The assault on the literary snob has gathered momentum, with a bestselling author and member of the Government’s literacy task force declaring war on pretentious, tedious and over-refined works of fiction.

Hard on the heels of Roy Hattersley’s startling defence of Mills and Boon (TES, October 17), comes Ken Follett - a master of suspense thrillers - celebrating Enid Blyton as “a truly existentialist novelist”.

In a lecture at the Royal Society of Arts this week, Mr Follett argued that Blyton’s Noddy stories are the reader’s first passport to enjoying fiction that taps directly into the psyche. He sees the absence of the rational world from Noddy Goes to Toyland as an advantage - Noddy reflects the universal predicament of the child learning to survive without its parents.

Those who have grown out of Blyton may safely reach for genre novels - bodice-rippers, Westerns and nurse-doctor romances. These, Mr Follett said, provide something akin to a social service - an outlet for indulging the readers’ terrors and fantasies.

He believes that his own books are successful partly because they allow readers to deal with their fear of violence. Hence the tendency for fashions in suspense-thriller plots to mirror the shifts in the sources of society’s unease - he pointed out that the Fifties threat-of-nuclear-annihilation novel (by Ian Fleming and numerous imitators) has given way to laboratory-bred plots about killer viruses and runaway DNA.

Weariness at cultural pretensions - “The literary snob values fiction that is difficult to read purely because the reading of it will make him or her appear cultured” - does not mean the classics are outlawed.

Mr Follett praised Tolstoy’s Anna Karenina as “one of the most scandalous bestsellers ever . . . about a wife and mother who falls in love with a rogue” and applauded Charles Dickens for “the richness of his comic invention”.

Meeting Education and Employment Secretary David Blunkett’s target of 80 per cent of 11-year-olds reading at level 4 was, he said, essential. “Every child is entitled to the pleasures of reading, the benefit of our literary heritage and the skills in written communication that are essential to other education and training, and to rewarding employment.

“Reading is the fastest and most effective way to acquire linguistic skills, particularly the ability to write . . . no substitute is as powerful a teacher as fiction in print.
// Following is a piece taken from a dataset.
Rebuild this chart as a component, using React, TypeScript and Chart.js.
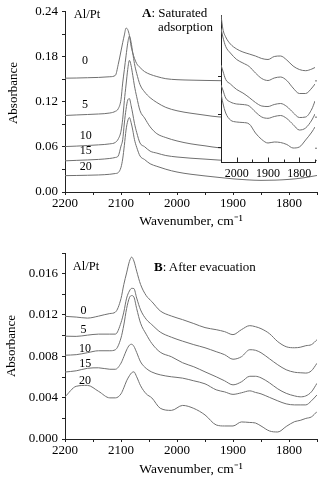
import React, { useEffect, useRef } from "react";
import { Chart, registerables } from "chart.js";

Chart.register(...registerables);

const FONT = "'Liberation Serif', 'Times New Roman', serif";
const LINE = "#707070";
const AXIS = "#222";

// ---------- Panel A: saturated adsorption ----------
const WN_A = [2200, 2180, 2160, 2140, 2120, 2110, 2105, 2100, 2097, 2094, 2091, 2088, 2085, 2082, 2079, 2076, 2072, 2066, 2058, 2048, 2036, 2020, 2000, 1975, 1950, 1925, 1900, 1875, 1850, 1825, 1800, 1775, 1750];
const A_0 = [0.1516, 0.1518, 0.1522, 0.1526, 0.1535, 0.1554, 0.1697, 0.1878, 0.1988, 0.2092, 0.2183, 0.2163, 0.2085, 0.1943, 0.1852, 0.1781, 0.171, 0.1658, 0.1604, 0.1567, 0.1538, 0.1509, 0.1496, 0.149, 0.1486, 0.1483, 0.148, 0.148, 0.148, 0.148, 0.148, 0.148, 0.148];
const A_5 = [0.1019, 0.1026, 0.1032, 0.1039, 0.1052, 0.1075, 0.1108, 0.1231, 0.1451, 0.1632, 0.1813, 0.1982, 0.2076, 0.1995, 0.1852, 0.171, 0.158, 0.1429, 0.1334, 0.1256, 0.1192, 0.1127, 0.1082, 0.1049, 0.1023, 0.1, 0.0997, 0.0997, 0.0997, 0.0997, 0.0997, 0.0997, 0.0997];
const A_10 = [0.0605, 0.0611, 0.0619, 0.0628, 0.0641, 0.0661, 0.0705, 0.081, 0.097, 0.1218, 0.1425, 0.1632, 0.1753, 0.1684, 0.1554, 0.1414, 0.1269, 0.1082, 0.0987, 0.0868, 0.0777, 0.0725, 0.068, 0.0641, 0.0615, 0.0589, 0.0583, 0.0583, 0.0583, 0.0583, 0.0583, 0.0583, 0.0583];
const A_15 = [0.0415, 0.0421, 0.0427, 0.0434, 0.0447, 0.046, 0.0479, 0.0612, 0.0695, 0.0919, 0.1101, 0.1224, 0.1244, 0.1153, 0.104, 0.0915, 0.0794, 0.0652, 0.0604, 0.0544, 0.0518, 0.0486, 0.0466, 0.045, 0.0438, 0.0425, 0.0418, 0.0418, 0.0418, 0.0418, 0.0418, 0.0418, 0.0418];
const A_20 = [0.0218, 0.022, 0.0223, 0.0227, 0.0236, 0.0246, 0.0258, 0.0329, 0.044, 0.0622, 0.0825, 0.0946, 0.0991, 0.0926, 0.0824, 0.07, 0.0596, 0.0479, 0.0433, 0.0376, 0.0342, 0.0303, 0.0266, 0.0236, 0.0214, 0.0194, 0.0175, 0.0162, 0.0155, 0.0158, 0.0168, 0.0188, 0.022];

// ---------- Inset of panel A (magnified, arbitrary units) ----------
const WN_IN = [2050, 2044, 2035, 2020, 2000, 1980, 1960, 1940, 1920, 1900, 1880, 1860, 1840, 1820, 1800, 1780, 1760, 1750];
const IN_0 = [0.145, 0.131, 0.123, 0.116, 0.111, 0.108, 0.106, 0.104, 0.1015, 0.1005, 0.1035, 0.104, 0.1, 0.094, 0.0905, 0.0893, 0.091, 0.0925];
const IN_5 = [0.1317, 0.123, 0.1135, 0.107, 0.1005, 0.097, 0.0935, 0.087, 0.0815, 0.0795, 0.082, 0.083, 0.0795, 0.072, 0.0665, 0.0665, 0.072, 0.076];
const IN_10 = [0.095, 0.089, 0.0805, 0.076, 0.0705, 0.067, 0.0625, 0.0575, 0.054, 0.0535, 0.0555, 0.0565, 0.0535, 0.0475, 0.0425, 0.043, 0.051, 0.059];
const IN_15 = [0.075, 0.07, 0.062, 0.058, 0.056, 0.0555, 0.054, 0.048, 0.043, 0.0417, 0.0435, 0.0445, 0.0415, 0.0355, 0.03, 0.032, 0.04, 0.046];
const IN_20 = [0.0667, 0.057, 0.047, 0.04, 0.038, 0.0375, 0.036, 0.027, 0.0205, 0.017, 0.018, 0.0175, 0.0155, 0.012, 0.013, 0.02, 0.028, 0.033];
const IN_Y_TICKS = [0.013, 0.046, 0.084];

// ---------- Panel B: after evacuation ----------
const WN_B = [2200, 2180, 2160, 2140, 2120, 2110, 2100, 2095, 2090, 2085, 2081, 2077, 2072, 2065, 2055, 2045, 2030, 2010, 1990, 1970, 1950, 1930, 1915, 1900, 1885, 1870, 1860, 1850, 1835, 1820, 1805, 1790, 1780, 1770, 1760, 1750];
const B_0 = [0.01187, 0.0118, 0.0117, 0.01189, 0.01214, 0.01228, 0.01359, 0.01495, 0.01607, 0.01718, 0.0176, 0.01723, 0.01624, 0.01495, 0.01388, 0.0133, 0.0124, 0.0119, 0.01155, 0.01117, 0.01078, 0.01058, 0.01039, 0.0101, 0.01058, 0.01097, 0.01087, 0.01068, 0.0102, 0.00942, 0.00893, 0.00883, 0.00888, 0.00903, 0.00913, 0.00961];
const B_5 = [0.00995, 0.00993, 0.01005, 0.01015, 0.01015, 0.01015, 0.01126, 0.01228, 0.01363, 0.01432, 0.01458, 0.01456, 0.01364, 0.01249, 0.01159, 0.01107, 0.01035, 0.00985, 0.00947, 0.00913, 0.00883, 0.00845, 0.00816, 0.00772, 0.00796, 0.00864, 0.00859, 0.00835, 0.00777, 0.00718, 0.0067, 0.00646, 0.00641, 0.00638, 0.0066, 0.00733];
const B_10 = [0.00811, 0.00816, 0.00835, 0.00854, 0.00854, 0.00864, 0.00978, 0.01103, 0.01262, 0.01367, 0.01388, 0.01374, 0.01262, 0.0112, 0.01014, 0.00925, 0.0084, 0.00796, 0.00738, 0.00699, 0.0065, 0.00602, 0.00563, 0.00524, 0.00553, 0.00607, 0.00607, 0.00592, 0.00544, 0.00485, 0.00442, 0.00417, 0.00408, 0.00417, 0.00456, 0.00539];
const B_15 = [0.00648, 0.0066, 0.00684, 0.00689, 0.00675, 0.00675, 0.00734, 0.00796, 0.00862, 0.00908, 0.00917, 0.00897, 0.00837, 0.00746, 0.00683, 0.00648, 0.00621, 0.00602, 0.00589, 0.00563, 0.00534, 0.00476, 0.00456, 0.00432, 0.00447, 0.00466, 0.00451, 0.00437, 0.00403, 0.00369, 0.0034, 0.0033, 0.0033, 0.0033, 0.00369, 0.00427];
const B_20 = [0.00408, 0.0051, 0.00519, 0.00461, 0.00398, 0.00398, 0.00437, 0.00495, 0.00563, 0.00612, 0.00641, 0.0065, 0.00602, 0.00515, 0.00437, 0.00398, 0.00298, 0.00277, 0.00325, 0.00296, 0.00233, 0.00136, 0.00126, 0.00126, 0.00165, 0.0016, 0.00155, 0.00126, 0.00078, 0.00068, 0.00121, 0.00168, 0.0018, 0.00199, 0.00214, 0.00265];

const AL_PT = ["0", "5", "10", "15", "20"];
const X_TITLE = "Wavenumber, cm\u207B\u00B9";
const Y_TITLE = "Absorbance";

function toPoints(wn: number[], vals: number[]) {
  return wn.map((w, i) => ({ x: w, y: vals[i] }));
}

function makeDatasets(wn: number[], series: number[][]) {
  return series.map((s) => ({
    data: toPoints(wn, s),
    borderColor: LINE,
    borderWidth: 1,
    pointRadius: 0,
    fill: false,
    cubicInterpolationMode: "monotone" as const,
  }));
}

function mainConfig(opts: {
  wn: number[];
  series: number[][];
  yMax: number;
  yStep: number;
  labelEvery: number;
  decimals: number;
  padTop: number;
  xHeight: number;
  xTickPad: number;
  xTitlePad: number;
  showYTitle: boolean;
}): any {
  return {
    type: "line",
    data: { datasets: makeDatasets(opts.wn, opts.series) },
    options: {
      animation: false,
      responsive: false,
      maintainAspectRatio: false,
      events: [],
      layout: { padding: { top: opts.padTop, right: 2, left: 0, bottom: 0 } },
      plugins: { legend: { display: false }, tooltip: { enabled: false } },
      scales: {
        x: {
          type: "linear",
          reverse: true,
          min: 1750,
          max: 2200,
          ticks: {
            stepSize: 50,
            autoSkip: false,
            maxRotation: 0,
            minRotation: 0,
            padding: opts.xTickPad,
            color: "#000",
            font: { family: FONT, size: 13 },
            callback: (v: number) => (Math.round(v) % 100 === 0 ? String(Math.round(v)) : ""),
          },
          grid: { display: true, drawOnChartArea: false, drawTicks: true, tickLength: 3, color: AXIS },
          border: { display: true, color: AXIS, width: 1 },
          title: {
            display: true,
            text: X_TITLE,
            color: "#000",
            font: { family: FONT, size: 13.5 },
            padding: { top: 0, bottom: opts.xTitlePad },
          },
          afterFit: (s: any) => {
            s.height = opts.xHeight;
          },
        },
        y: {
          min: 0,
          max: opts.yMax,
          ticks: {
            stepSize: opts.yStep,
            autoSkip: false,
            padding: 4,
            color: "#000",
            font: { family: FONT, size: 13 },
            callback: (v: number) =>
              Math.round(v / opts.yStep) % opts.labelEvery === 0 ? v.toFixed(opts.decimals) : "",
          },
          grid: { display: true, drawOnChartArea: false, drawTicks: true, tickLength: 3, color: AXIS },
          border: { display: true, color: AXIS, width: 1 },
          title: {
            display: opts.showYTitle,
            text: Y_TITLE,
            color: "#000",
            font: { family: FONT, size: 13 },
            padding: { top: 4, bottom: 0 },
          },
          afterFit: (s: any) => {
            s.width = 65;
          },
        },
      },
    },
  };
}

const insetPlugin = {
  id: "insetDeco",
  beforeDraw(chart: any) {
    const { ctx, chartArea } = chart;
    ctx.save();
    ctx.fillStyle = "#fff";
    ctx.fillRect(chartArea.left, chartArea.top, chartArea.right - chartArea.left, chartArea.bottom - chartArea.top);
    ctx.restore();
  },
  afterDraw(chart: any) {
    const { ctx, chartArea, scales } = chart;
    ctx.save();
    ctx.strokeStyle = AXIS;
    ctx.lineWidth = 1;
    ctx.beginPath();
    for (const t of scales.x.ticks) {
      const px = Math.round(scales.x.getPixelForValue(t.value)) + 0.5;
      const len = Math.round(t.value) % 100 === 0 ? 5 : 3;
      ctx.moveTo(px, chartArea.bottom);
      ctx.lineTo(px, chartArea.bottom - len);
    }
    for (const v of IN_Y_TICKS) {
      const py = Math.round(scales.y.getPixelForValue(v)) + 0.5;
      ctx.moveTo(chartArea.left, py);
      ctx.lineTo(chartArea.left - 3, py);
    }
    ctx.stroke();
    ctx.restore();
  },
};

function insetConfig(): any {
  return {
    type: "line",
    data: { datasets: makeDatasets(WN_IN, [IN_0, IN_5, IN_10, IN_15, IN_20]) },
    options: {
      animation: false,
      responsive: false,
      maintainAspectRatio: false,
      events: [],
      layout: { padding: { top: 7, right: 2, left: 0, bottom: 0 } },
      plugins: { legend: { display: false }, tooltip: { enabled: false } },
      scales: {
        x: {
          type: "linear",
          reverse: true,
          min: 1750,
          max: 2050,
          ticks: {
            stepSize: 50,
            autoSkip: false,
            maxRotation: 0,
            minRotation: 0,
            padding: 4,
            color: "#000",
            font: { family: FONT, size: 12 },
            callback: (v: number) => (Math.round(v) % 100 === 0 ? String(Math.round(v)) : ""),
          },
          grid: { display: false, drawTicks: false },
          border: { display: true, color: AXIS, width: 1 },
          afterFit: (s: any) => {
            s.height = 25.5;
          },
        },
        y: {
          min: -0.0025,
          max: 0.145,
          ticks: { display: false },
          grid: { display: false, drawTicks: false },
          border: { display: true, color: AXIS, width: 1 },
          afterFit: (s: any) => {
            s.width = 31;
          },
        },
      },
    },
    plugins: [insetPlugin],
  };
}

function Txt(props: {
  x: number;
  y: number;
  size?: number;
  anchor?: "center" | "left";
  rotate?: boolean;
  children: React.ReactNode;
}) {
  const { x, y, size = 13, anchor = "center", rotate = false, children } = props;
  let transform = anchor === "center" ? "translate(-50%, -50%)" : "translate(0, -50%)";
  if (rotate) transform += " rotate(-90deg)";
  return (
    <div
      style={{
        position: "absolute",
        left: x,
        top: y,
        transform,
        fontFamily: FONT,
        fontSize: size,
        lineHeight: 1,
        whiteSpace: "nowrap",
        color: "#000",
      }}
    >
      {children}
    </div>
  );
}

export default function App() {
  const aRef = useRef<HTMLCanvasElement | null>(null);
  const inRef = useRef<HTMLCanvasElement | null>(null);
  const bRef = useRef<HTMLCanvasElement | null>(null);

  useEffect(() => {
    const charts: Chart[] = [];
    if (aRef.current) {
      charts.push(
        new Chart(
          aRef.current,
          mainConfig({
            wn: WN_A,
            series: [A_0, A_5, A_10, A_15, A_20],
            yMax: 0.24,
            yStep: 0.03,
            labelEvery: 2,
            decimals: 2,
            padTop: 6,
            xHeight: 48,
            xTickPad: 1,
            xTitlePad: 10,
            showYTitle: false,
          })
        )
      );
    }
    if (inRef.current) {
      charts.push(new Chart(inRef.current, insetConfig()));
    }
    if (bRef.current) {
      charts.push(
        new Chart(
          bRef.current,
          mainConfig({
            wn: WN_B,
            series: [B_0, B_5, B_10, B_15, B_20],
            yMax: 0.018,
            yStep: 0.002,
            labelEvery: 2,
            decimals: 3,
            padTop: 13,
            xHeight: 39,
            xTickPad: 1,
            xTitlePad: 0,
            showYTitle: true,
          })
        )
      );
    }
    return () => {
      charts.forEach((c) => c.destroy());
    };
  }, []);

  const aLabelY = [60.3, 104, 135.3, 150.3, 166.2];
  const aLabelX = [85, 85, 85.8, 85.8, 85.8];
  const bLabelY = [309.7, 328.7, 347.5, 363, 379.7];
  const bLabelX = [83.5, 83.5, 85, 85.3, 85];

  return (
    <div style={{ position: "absolute", left: 0, top: 0, width: 319, height: 478, background: "#fff", overflow: "hidden" }}>
      <canvas ref={aRef} width={319} height={240} style={{ position: "absolute", left: 0, top: 0 }} />
      <canvas ref={inRef} width={129} height={180} style={{ position: "absolute", left: 190, top: 8 }} />
      <canvas ref={bRef} width={319} height={238} style={{ position: "absolute", left: 0, top: 240 }} />

      <Txt x={11.8} y={92.5} rotate>
        {Y_TITLE}
      </Txt>
      <Txt x={87} y={13.5} size={12.5}>Al/Pt</Txt>
      <Txt x={142} y={12} anchor="left">
        <b>A</b>: Saturated
      </Txt>
      <Txt x={158} y={26} anchor="left">adsorption</Txt>
      {AL_PT.map((l, i) => (
        <Txt key={"a" + l} x={aLabelX[i]} y={aLabelY[i]} size={12}>
          {l}
        </Txt>
      ))}

      <Txt x={86} y={266.3} size={12.5}>Al/Pt</Txt>
      <Txt x={154} y={266} anchor="left">
        <b>B</b>: After evacuation
      </Txt>
      {AL_PT.map((l, i) => (
        <Txt key={"b" + l} x={bLabelX[i]} y={bLabelY[i]} size={12}>
          {l}
        </Txt>
      ))}
    </div>
  );
}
Oral storytelling, books on tape, radio, theatre, movies and television all teach less than a book.”

It is crucial, he said, that the element of play involved in reading fiction was retained for new readers or adults rediscovering the printed page. Children have the advantage over adults as they are more prepared to become absorbed in a story they know is not true.

The suspension of disbelief required to enjoy a novel, he argued, is no greater than that required at a football match, in which “thousands of spectators pretend that it is important whether the ball goes to one end of the field or the other”.